Dr. Ethan Dmitrovsky is director of the Frederick National Laboratory for Cancer Research and president of Leidos Biomedical Research. This National Laboratory combats cancer, HIV/AIDS, and emerging health challenges like Zika, Ebola, and the coronavirus outbreaks. An American Cancer Society (ACS) Professor and former provost and executive vice president of the University of Texas MD Anderson Cancer Center, he has served as chair of the Pharmacology and Toxicology Department and Interim Dean at the Geisel School of Medicine at Dartmouth and as chair of the Board of Scientific Counselors for Clinical Sciences and Epidemiology at the National Cancer Institute. He is now the Chair of the Research Council of the ACS, overseeing research funding decisions of the ACS.
As a physician-scientist and oncologist, Dr. Dmitrovsky moves his work from the bench to the bedside. An example is his role in establishing curative retinoic acid-based differentiation therapy for acute promyelocytic leukemia (APL), a treatment approved by the FDA. Dr. Dmitrovsky cloned the APL translocation product, PML/RARα, and patented the genetic test for this leukemia. He received the American Society of Clinical Oncology and ACS Award and Lecture for these discoveries.
Dr. Dmitrovsky seeks to improve the public’s health through a caring and humanistic approach to leadership. At MD Anderson, he oversaw undergraduate and graduate programs and more than 4,000 clinical trials. He served as Principal Investigator of their National Institutes of Health-funded Cancer Center Core Grant, fostered collaborations with 33 sister institutions in 23 countries, and launched a pain medicine initiative for cancer patients in Ethiopia. He launched a Provost Protégé Program to promote leadership diversity of the faculty, broadened the reach of the Women Faculty Office by adding Minority Faculty Inclusion to its mission and created innovative training and research programs for nurses, undergraduate and graduate students, fellows, and faculty. Dr. Dmitrovsky and his team implemented a computer-based tobacco prevention and cessation program for the Houston independent school district that served 100,000 students and teachers.

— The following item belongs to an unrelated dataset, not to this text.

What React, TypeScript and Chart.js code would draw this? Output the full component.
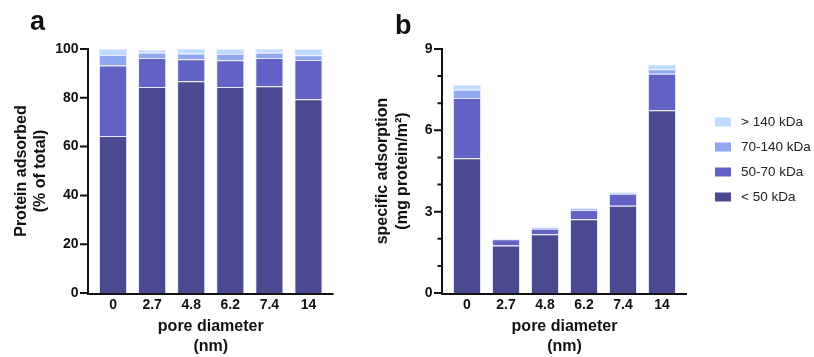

At the Frederick National Laboratory, he boosted collaborations with local, regional, national and international research institutions, colleges, and universities. An example is the new Frederick National Laboratory-Hood College life science conference that builds on the tradition of the popular National Cancer Institute and Hood College Oncogene Meetings. He built robust ties with historically black colleges and universities (HBCUs). These include with Howard University, Morehouse College of Medicine, and other HBCUs. He helped implement novel benefits programs for staff facing health challenges from cancer, diabetes, or behavioral health concerns. During his tenure the Frederick National Laboratory facilitated with the National Institutes of Allergy and Infectious Diseases (NIAID) practice-changing clinical trials for deadly infectious diseases. These were reported in multiple New England Journal of Medicine publications that led to FDA-approval for remdesivir and baricitinib for coronavirus sufferers. Monoclonals that counter Ebola outbreaks were also FDA-approved. One of these agents was manufactured at the Frederick National Laboratory. Work is now underway in resource-constrained and militarily unstable African countries. This effort explores new ways to combat Mpox, Malaria and other frightening outbreaks.
Dr. Dmitrovsky graduated Magna Cum Laude from Harvard University and received his medical degree from Cornell University Medical College. His residency in Internal Medicine was at New York Hospital-Memorial Sloan-Kettering Cancer Center and oncology fellowship was at the National Cancer Institute. He directs a laboratory focused on molecular pharmacology. Dr. Dmitrovsky was elected to the American Society for Clinical Investigation (ASCI), Association of American Physicians (AAP) and is a fellow of the American Association for the Advancement of Science (AAAS).